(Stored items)

▬▬▬▬▬▬▬▬▬▬

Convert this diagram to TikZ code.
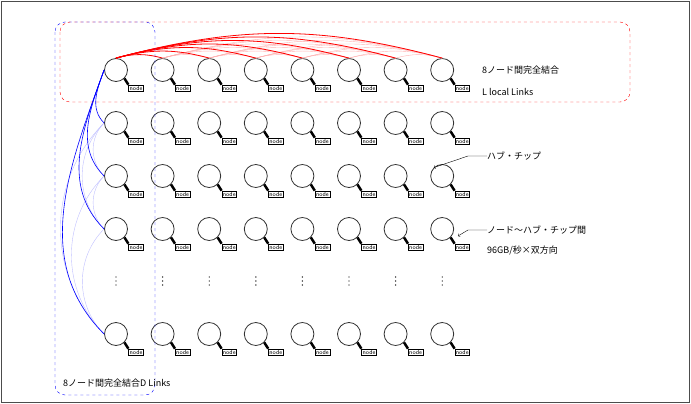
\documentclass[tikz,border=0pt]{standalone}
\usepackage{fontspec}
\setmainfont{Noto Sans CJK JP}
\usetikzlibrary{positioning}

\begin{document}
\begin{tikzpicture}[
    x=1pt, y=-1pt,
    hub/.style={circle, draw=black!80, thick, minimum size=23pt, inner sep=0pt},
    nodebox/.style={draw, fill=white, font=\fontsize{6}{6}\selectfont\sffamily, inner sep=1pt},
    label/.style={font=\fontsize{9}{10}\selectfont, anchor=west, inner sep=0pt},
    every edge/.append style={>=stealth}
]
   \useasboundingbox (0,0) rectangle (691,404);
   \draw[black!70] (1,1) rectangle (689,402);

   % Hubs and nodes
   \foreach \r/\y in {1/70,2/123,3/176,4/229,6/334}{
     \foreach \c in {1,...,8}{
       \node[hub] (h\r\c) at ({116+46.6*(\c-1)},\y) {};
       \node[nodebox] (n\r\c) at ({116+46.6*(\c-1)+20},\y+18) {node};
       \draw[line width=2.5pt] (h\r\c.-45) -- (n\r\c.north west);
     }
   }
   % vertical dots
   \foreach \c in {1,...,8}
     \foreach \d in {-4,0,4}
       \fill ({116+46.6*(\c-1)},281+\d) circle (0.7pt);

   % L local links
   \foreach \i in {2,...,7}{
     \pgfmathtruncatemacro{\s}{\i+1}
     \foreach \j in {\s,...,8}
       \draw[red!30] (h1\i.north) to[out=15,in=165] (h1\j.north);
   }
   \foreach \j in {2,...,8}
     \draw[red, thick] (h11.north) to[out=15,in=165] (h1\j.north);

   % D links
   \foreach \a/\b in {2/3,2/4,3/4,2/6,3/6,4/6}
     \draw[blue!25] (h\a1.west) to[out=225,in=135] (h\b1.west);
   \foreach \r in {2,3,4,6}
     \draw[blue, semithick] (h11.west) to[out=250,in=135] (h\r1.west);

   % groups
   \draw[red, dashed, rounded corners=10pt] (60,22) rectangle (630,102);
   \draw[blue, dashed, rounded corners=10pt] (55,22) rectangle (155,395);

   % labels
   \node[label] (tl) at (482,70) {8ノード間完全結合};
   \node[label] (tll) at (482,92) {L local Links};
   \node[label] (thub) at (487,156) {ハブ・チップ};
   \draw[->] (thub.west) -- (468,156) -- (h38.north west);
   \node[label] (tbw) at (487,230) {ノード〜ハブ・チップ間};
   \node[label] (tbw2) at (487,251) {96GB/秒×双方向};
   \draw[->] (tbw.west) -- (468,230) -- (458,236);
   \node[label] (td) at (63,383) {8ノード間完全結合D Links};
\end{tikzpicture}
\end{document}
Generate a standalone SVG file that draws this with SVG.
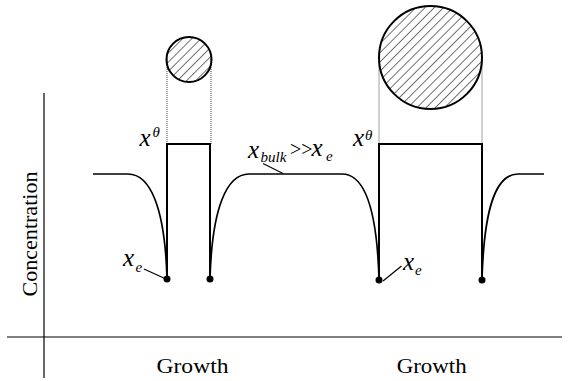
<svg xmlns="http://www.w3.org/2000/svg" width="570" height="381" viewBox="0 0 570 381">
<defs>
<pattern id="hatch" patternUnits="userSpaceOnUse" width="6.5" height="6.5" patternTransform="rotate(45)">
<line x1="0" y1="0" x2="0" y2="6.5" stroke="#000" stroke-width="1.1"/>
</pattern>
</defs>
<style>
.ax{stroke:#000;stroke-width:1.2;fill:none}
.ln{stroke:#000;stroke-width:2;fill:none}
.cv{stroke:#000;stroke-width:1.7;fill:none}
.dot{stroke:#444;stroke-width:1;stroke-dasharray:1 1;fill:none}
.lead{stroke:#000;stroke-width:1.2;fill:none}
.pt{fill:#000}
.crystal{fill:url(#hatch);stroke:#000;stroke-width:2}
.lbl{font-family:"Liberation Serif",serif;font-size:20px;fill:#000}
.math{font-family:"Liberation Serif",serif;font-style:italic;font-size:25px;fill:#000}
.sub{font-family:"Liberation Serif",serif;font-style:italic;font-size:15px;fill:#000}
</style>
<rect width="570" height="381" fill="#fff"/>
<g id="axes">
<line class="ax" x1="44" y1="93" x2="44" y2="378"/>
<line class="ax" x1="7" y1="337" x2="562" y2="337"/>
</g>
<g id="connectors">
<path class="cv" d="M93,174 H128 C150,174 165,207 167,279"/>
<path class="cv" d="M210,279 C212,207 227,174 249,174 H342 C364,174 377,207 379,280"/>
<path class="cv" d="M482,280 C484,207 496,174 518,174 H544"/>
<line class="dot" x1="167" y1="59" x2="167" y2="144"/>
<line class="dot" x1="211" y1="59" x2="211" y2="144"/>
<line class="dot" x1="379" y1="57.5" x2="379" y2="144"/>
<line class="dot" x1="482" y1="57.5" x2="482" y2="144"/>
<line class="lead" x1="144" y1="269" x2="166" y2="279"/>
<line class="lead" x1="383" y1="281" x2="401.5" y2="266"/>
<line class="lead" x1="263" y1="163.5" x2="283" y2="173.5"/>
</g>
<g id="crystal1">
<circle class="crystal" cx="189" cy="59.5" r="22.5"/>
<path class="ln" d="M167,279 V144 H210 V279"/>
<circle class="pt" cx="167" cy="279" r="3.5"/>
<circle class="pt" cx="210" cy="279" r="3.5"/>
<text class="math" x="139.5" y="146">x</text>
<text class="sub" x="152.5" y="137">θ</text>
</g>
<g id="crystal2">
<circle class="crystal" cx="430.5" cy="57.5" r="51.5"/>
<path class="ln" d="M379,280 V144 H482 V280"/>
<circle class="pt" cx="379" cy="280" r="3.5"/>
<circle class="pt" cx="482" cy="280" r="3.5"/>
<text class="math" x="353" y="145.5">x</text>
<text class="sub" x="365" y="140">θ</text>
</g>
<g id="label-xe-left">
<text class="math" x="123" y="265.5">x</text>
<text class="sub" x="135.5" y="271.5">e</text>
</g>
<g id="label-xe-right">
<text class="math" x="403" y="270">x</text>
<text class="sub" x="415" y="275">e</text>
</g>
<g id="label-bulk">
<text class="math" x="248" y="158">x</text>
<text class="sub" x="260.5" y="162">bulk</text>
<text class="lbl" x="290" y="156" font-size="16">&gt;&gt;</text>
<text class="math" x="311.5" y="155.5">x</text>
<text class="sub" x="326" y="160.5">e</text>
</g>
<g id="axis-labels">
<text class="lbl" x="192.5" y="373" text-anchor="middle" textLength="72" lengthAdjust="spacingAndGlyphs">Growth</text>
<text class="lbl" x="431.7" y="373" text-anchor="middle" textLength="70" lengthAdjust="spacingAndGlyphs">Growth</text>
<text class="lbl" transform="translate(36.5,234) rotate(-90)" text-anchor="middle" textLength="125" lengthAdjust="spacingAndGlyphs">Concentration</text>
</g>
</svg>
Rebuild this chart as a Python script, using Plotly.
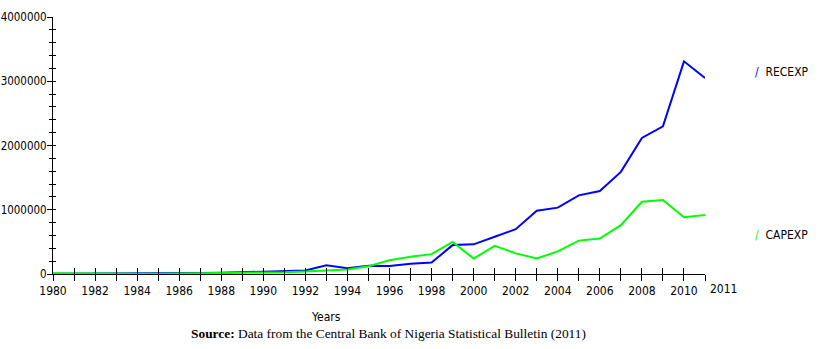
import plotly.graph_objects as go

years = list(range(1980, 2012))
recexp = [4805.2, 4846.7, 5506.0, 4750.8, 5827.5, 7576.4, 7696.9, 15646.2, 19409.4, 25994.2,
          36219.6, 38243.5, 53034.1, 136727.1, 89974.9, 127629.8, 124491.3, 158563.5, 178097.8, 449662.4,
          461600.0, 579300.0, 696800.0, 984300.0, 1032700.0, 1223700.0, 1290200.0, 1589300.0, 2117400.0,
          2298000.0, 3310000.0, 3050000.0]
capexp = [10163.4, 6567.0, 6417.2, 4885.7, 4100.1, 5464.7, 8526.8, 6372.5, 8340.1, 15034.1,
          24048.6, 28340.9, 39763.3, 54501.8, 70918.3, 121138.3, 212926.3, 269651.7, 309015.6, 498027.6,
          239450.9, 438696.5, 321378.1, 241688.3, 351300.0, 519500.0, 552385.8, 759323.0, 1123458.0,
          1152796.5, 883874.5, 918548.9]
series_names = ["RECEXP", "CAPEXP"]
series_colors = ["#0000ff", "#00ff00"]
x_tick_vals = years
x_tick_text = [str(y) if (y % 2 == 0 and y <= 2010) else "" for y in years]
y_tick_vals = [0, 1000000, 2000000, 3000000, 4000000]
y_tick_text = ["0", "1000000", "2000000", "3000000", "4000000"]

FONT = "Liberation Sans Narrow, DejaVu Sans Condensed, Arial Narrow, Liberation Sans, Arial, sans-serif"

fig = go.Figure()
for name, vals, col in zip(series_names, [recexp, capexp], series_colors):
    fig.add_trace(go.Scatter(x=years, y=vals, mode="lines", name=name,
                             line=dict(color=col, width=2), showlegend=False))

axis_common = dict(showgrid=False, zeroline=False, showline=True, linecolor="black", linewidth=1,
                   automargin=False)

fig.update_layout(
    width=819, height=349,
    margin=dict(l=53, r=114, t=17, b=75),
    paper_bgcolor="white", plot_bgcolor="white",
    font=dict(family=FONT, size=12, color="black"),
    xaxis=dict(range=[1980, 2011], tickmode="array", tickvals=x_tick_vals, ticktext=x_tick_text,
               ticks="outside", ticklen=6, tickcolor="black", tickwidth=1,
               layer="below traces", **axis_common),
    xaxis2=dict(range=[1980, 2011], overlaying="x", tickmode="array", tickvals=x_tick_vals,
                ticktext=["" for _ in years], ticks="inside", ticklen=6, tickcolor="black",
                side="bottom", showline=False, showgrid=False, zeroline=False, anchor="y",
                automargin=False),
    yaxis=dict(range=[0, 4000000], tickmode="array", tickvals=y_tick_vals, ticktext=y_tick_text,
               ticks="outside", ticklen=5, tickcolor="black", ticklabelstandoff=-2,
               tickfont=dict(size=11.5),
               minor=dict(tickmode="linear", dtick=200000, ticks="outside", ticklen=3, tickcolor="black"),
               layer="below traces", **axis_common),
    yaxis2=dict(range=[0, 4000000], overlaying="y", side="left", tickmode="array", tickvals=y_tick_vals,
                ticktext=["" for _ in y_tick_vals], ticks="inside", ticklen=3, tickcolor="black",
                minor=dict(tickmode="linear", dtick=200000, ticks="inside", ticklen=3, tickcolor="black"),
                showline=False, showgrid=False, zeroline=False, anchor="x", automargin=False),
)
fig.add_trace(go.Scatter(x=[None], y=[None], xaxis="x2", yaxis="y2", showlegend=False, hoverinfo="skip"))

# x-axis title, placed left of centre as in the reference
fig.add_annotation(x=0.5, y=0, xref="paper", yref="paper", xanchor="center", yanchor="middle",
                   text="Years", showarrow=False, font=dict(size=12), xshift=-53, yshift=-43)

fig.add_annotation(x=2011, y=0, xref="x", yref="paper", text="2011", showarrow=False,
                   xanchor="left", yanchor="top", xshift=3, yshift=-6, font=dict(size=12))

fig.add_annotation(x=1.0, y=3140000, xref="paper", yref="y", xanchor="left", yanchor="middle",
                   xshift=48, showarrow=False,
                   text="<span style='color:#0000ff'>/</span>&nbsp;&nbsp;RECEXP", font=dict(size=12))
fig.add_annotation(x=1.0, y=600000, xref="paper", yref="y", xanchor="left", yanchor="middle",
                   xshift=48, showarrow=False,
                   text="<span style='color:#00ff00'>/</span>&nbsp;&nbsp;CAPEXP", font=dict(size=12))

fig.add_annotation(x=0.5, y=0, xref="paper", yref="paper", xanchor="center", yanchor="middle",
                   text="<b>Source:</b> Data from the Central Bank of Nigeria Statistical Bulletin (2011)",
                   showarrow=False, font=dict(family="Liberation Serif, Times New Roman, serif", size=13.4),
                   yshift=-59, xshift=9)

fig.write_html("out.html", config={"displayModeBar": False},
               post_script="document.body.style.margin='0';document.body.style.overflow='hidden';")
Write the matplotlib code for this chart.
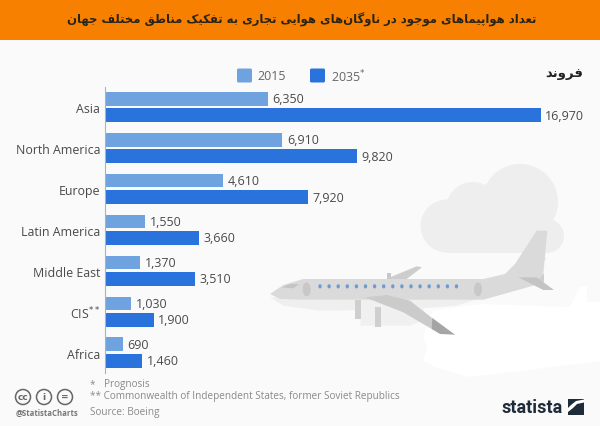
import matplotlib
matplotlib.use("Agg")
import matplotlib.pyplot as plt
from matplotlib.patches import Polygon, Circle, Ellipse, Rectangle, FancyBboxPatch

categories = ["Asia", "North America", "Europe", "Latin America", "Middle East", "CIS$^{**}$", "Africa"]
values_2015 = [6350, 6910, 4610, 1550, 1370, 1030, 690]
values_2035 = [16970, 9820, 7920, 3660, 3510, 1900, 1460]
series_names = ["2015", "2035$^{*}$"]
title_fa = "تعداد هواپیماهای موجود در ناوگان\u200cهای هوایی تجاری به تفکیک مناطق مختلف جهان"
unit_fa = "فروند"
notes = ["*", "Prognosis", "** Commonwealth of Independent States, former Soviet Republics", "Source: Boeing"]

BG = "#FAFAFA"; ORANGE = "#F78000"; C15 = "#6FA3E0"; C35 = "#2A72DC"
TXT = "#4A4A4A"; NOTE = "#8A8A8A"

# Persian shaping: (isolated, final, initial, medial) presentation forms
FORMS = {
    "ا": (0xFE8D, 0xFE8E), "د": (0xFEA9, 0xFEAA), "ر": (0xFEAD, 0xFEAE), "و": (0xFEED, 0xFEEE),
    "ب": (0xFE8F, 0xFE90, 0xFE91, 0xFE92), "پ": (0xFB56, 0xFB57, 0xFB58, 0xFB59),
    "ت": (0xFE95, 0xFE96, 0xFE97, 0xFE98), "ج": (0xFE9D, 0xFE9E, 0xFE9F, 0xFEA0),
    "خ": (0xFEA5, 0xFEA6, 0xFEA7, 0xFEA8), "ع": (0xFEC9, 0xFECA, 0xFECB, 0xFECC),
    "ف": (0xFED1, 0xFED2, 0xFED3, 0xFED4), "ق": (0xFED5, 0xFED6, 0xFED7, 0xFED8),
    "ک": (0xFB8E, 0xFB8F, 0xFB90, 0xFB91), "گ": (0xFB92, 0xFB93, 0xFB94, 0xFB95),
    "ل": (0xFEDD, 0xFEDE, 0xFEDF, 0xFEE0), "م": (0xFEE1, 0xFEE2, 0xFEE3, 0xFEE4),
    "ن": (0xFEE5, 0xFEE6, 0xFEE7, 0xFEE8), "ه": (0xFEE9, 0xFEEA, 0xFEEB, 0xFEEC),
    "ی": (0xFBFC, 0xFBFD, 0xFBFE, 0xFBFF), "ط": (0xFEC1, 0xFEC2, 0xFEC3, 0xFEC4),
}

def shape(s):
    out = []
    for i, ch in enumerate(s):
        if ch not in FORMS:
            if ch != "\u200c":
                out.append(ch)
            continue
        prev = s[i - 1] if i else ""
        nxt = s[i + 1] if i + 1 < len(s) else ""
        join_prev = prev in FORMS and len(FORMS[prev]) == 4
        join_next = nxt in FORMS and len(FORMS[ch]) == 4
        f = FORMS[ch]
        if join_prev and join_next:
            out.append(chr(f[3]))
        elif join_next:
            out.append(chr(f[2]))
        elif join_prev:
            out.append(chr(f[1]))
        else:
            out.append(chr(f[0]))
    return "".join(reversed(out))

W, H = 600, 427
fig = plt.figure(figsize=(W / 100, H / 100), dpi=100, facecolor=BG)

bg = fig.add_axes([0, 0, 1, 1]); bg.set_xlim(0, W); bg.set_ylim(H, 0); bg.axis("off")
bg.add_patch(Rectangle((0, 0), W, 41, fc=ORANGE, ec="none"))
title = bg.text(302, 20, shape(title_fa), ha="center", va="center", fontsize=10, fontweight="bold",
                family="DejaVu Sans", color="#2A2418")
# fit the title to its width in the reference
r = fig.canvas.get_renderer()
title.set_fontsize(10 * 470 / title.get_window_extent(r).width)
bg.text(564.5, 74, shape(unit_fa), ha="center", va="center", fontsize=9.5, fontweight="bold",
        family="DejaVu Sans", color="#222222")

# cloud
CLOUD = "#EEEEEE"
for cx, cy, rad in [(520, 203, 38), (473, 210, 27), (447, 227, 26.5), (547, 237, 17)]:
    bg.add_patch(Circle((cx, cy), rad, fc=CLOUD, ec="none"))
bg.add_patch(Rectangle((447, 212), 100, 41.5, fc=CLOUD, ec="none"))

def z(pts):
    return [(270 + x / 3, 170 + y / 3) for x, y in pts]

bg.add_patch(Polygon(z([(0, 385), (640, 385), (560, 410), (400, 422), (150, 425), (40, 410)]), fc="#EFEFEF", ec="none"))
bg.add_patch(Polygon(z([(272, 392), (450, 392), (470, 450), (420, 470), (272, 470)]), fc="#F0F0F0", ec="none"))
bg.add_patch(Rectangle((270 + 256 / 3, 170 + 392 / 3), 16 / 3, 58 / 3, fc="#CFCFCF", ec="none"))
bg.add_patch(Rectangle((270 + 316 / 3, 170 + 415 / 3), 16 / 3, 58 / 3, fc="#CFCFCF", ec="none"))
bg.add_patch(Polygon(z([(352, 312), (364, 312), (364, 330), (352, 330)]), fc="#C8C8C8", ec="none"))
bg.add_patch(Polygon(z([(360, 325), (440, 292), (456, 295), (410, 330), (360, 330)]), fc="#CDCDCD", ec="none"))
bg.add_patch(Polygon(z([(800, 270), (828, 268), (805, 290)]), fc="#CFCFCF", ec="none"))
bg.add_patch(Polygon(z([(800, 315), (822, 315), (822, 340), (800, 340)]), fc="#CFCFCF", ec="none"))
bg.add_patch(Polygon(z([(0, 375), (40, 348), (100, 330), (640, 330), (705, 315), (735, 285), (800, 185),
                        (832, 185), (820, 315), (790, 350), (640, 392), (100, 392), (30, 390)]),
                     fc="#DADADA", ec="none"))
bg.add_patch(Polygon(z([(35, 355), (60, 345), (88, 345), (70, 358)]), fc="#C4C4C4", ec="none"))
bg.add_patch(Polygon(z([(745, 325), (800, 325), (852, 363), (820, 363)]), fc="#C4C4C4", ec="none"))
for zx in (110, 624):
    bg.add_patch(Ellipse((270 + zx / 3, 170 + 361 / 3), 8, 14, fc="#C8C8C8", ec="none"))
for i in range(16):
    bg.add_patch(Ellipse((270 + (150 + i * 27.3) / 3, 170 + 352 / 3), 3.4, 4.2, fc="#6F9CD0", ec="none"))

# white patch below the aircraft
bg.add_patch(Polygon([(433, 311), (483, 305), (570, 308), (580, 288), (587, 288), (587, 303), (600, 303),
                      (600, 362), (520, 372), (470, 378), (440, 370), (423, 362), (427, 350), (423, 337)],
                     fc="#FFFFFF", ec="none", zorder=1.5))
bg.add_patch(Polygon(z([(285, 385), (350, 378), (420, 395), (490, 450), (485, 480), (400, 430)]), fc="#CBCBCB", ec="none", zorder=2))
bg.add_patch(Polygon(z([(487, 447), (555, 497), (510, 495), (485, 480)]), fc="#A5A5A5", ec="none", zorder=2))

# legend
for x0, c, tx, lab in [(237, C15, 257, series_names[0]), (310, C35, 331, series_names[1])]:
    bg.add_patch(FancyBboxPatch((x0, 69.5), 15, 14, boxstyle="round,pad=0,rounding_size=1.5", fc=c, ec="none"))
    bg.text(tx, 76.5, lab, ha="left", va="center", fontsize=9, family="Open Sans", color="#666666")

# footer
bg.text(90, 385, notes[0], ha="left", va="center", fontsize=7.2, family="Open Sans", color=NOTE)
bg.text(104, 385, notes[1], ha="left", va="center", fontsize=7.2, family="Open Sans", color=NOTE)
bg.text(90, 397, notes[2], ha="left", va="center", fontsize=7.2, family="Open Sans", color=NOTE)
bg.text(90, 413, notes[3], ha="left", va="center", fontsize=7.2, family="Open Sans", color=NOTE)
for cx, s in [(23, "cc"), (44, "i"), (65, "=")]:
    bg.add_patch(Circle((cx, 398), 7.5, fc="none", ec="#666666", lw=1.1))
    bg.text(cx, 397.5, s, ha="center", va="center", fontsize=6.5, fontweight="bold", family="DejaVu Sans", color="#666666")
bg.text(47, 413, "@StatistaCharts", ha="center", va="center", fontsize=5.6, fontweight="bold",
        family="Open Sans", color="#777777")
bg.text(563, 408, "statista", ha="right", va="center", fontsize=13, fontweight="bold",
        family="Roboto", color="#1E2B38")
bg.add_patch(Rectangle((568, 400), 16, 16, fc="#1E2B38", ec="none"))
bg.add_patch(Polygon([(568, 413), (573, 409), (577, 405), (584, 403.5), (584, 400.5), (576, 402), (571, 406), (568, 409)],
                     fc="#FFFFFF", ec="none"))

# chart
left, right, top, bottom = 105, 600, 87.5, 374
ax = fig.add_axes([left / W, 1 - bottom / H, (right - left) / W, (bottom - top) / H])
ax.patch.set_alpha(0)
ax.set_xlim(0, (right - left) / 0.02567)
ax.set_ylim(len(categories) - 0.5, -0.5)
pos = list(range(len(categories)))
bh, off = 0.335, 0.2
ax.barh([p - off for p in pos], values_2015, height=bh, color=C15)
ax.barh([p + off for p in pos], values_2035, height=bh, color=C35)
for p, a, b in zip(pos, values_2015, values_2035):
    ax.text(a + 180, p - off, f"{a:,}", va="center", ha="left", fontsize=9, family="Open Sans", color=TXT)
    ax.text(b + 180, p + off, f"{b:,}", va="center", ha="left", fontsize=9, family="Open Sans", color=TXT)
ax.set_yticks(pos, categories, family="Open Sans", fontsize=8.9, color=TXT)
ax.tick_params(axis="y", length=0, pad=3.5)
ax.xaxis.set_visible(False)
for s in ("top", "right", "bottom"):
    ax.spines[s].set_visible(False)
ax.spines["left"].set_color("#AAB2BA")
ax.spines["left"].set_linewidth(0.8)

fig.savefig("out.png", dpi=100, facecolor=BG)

▬▬▬▬▬▬▬▬▬▬

◆ Short exercise ◆
Give solely the number of lines in the data that contain the string "this".

◆ Solution below ◆
4